Thousands lose power; governor declares a state of emergency

MOUNT PLEASANT, S.C. -- Tropical Storm Gaston sloshed ashore in South Carolina yesterday with near hurricane-force winds, spinning sheets of rain that flooded roads as the storm knocked out power to thousands of people.

Gaston made landfall near McClellanville, a small fishing village that was brushed by Hurricane Charley earlier this month when it came ashore for a second time after devastating southwestern Florida.

Governor Mark Sanford declared a state of emergency yesterday and encouraged "folks to stay in their homes for the time being so damage-assessment crews, utility crews, and debris-removal crews can do their jobs."

As much as 10 inches of rain had fallen along parts of the coast by midday, and a flash flood watch was in effect. Hundreds of residents were urged to evacuate ahead of the storm.

Hours after the eye of Gaston came ashore, steady sheets of rain pelted Mount Pleasant. Tree limbs littered flooded roadways, some of which were impassable. Palmettos were pushed to the pavement and road signs twisted in the wind.

Across the harbor in Charleston, Gaston flooded streets and pushed over power poles. At least 125,000 people were without power at the height of the storm.

The rain tapered off along the coast by midday, but blustery winds raked the coastline near Charleston, and intersections throughout the area had no operable traffic lights.

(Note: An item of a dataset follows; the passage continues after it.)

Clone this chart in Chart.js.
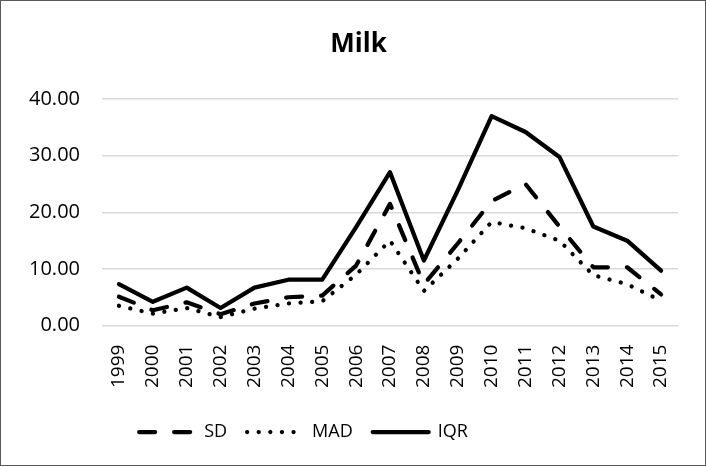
<!DOCTYPE html>
<html>
<head>
<meta charset="utf-8">
<script src="https://cdn.jsdelivr.net/npm/chart.js@4"></script>
<style>
    html, body { margin: 0; padding: 0; background: #fff; }
    #wrap {
        width: 706px; height: 466px;
        box-sizing: border-box;
        border: 1px solid #595959;
        position: relative;
    }
</style>
</head>
<body>
<div id="wrap"><canvas id="milkChart"></canvas></div>
<script>
const years = ['1999', '2000', '2001', '2002', '2003', '2004', '2005', '2006', '2007',
    '2008', '2009', '2010', '2011', '2012', '2013', '2014', '2015'];
const sdValues = [5.1, 2.7, 4.1, 2.0, 3.9, 5.0, 5.3, 10.6, 21.5, 7.3, 14.5, 22.0, 25.0, 17.5, 10.3, 10.3, 5.5];
const madValues = [3.5, 2.1, 3.1, 1.5, 3.0, 3.9, 4.3, 9.0, 15.0, 6.1, 11.8, 18.3, 17.2, 15.0, 8.9, 7.3, 4.4];
const iqrValues = [7.3, 4.2, 6.7, 3.1, 6.7, 8.1, 8.1, 17.4, 27.1, 11.5, 23.9, 37.0, 34.2, 29.8, 17.5, 15.0, 9.7];
const yTicks = [0, 10, 20, 30, 40];

const fontFamily = '"Open Sans", sans-serif';

// Excel had the legend nudged left and the title centred on the whole frame
const blockShift = {
    id: 'blockShift',
    afterUpdate(chart) {
        if (chart.legend) {
            chart.legend.left -= 39;
            chart.legend.right -= 39;
        }
        if (chart.titleBlock) {
            chart.titleBlock.left += 16;
            chart.titleBlock.right += 16;
        }
    }
};

function lineSet(label, data, dash) {
    return {
        label: label,
        data: data,
        borderColor: '#000',
        backgroundColor: '#000',
        borderWidth: 4.25,
        borderDash: dash,
        borderCapStyle: 'round',
        borderJoinStyle: 'round',
        pointRadius: 0,
        tension: 0,
        fill: false
    };
}

new Chart(document.getElementById('milkChart').getContext('2d'), {
    type: 'line',
    data: {
        labels: years,
        datasets: [
            lineSet('SD', sdValues, [16, 19]),
            lineSet('MAD', madValues, [0.1, 11.5]),
            lineSet('IQR', iqrValues, [])
        ]
    },
    options: {
        responsive: true,
        maintainAspectRatio: false,
        animation: false,
        layout: { padding: { left: 6, right: 27, top: 10, bottom: 14 } },
        scales: {
            x: {
                offset: true,
                grid: { display: false },
                border: { display: false },
                afterFit: axis => { axis.height += 4; },
                ticks: {
                    color: '#000',
                    font: { family: fontFamily, size: 19 },
                    minRotation: 90,
                    maxRotation: 90,
                    padding: 11,
                    autoSkip: false
                }
            },
            y: {
                min: 0,
                max: 40,
                afterBuildTicks: axis => { axis.ticks = yTicks.map(v => ({ value: v })); },
                grid: { color: '#d9d9d9', lineWidth: 1.5, drawTicks: false },
                border: { display: false },
                ticks: {
                    color: '#000',
                    font: { family: fontFamily, size: 20 },
                    padding: 22,
                    callback: value => Number(value).toFixed(2)
                }
            }
        },
        plugins: {
            title: {
                display: true,
                text: 'Milk',
                color: '#000',
                font: { family: fontFamily, size: 26, weight: 'bold' },
                padding: { top: 18, bottom: 39 }
            },
            legend: {
                position: 'bottom',
                labels: {
                    color: '#000',
                    font: { family: fontFamily, size: 18 },
                    usePointStyle: true,
                    pointStyle: 'line',
                    pointStyleWidth: 56,
                    padding: 20,
                    generateLabels: chart => chart.data.datasets.map((ds, i) => ({
                        text: ds.label,
                        datasetIndex: i,
                        fillStyle: ds.borderColor,
                        strokeStyle: ds.borderColor,
                        lineWidth: ds.borderWidth,
                        lineDash: ds.borderDash,
                        lineCap: ds.borderCapStyle,
                        pointStyle: 'line',
                        fontColor: '#000',
                        hidden: false
                    }))
                }
            },
            tooltip: { enabled: false }
        }
    },
    plugins: [blockShift]
});
</script>
</body>
</html>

"The important thing is that we don't have any false sense of safety that it's all over," said Charleston's mayor, Joseph P. Riley Jr. "We have downed trees, and oftentimes there are power lines under those downed trees."

By midday, Gaston was moving north at about 8 miles per hour toward inland South Carolina, weakening along the way yet prompting flood watches and warnings of wind gusts as high as 60 miles per hour.

Residents in low-lying areas in Charleston and Georgetown counties were urged to move to higher ground before the storm hit. Authorities also asked people living in mobile homes to evacuate.

In the Atlantic Ocean, Hurricane Frances had sustained winds of 135 miles per hour about 550 miles east of the Leeward Islands in the southeast Caribbean.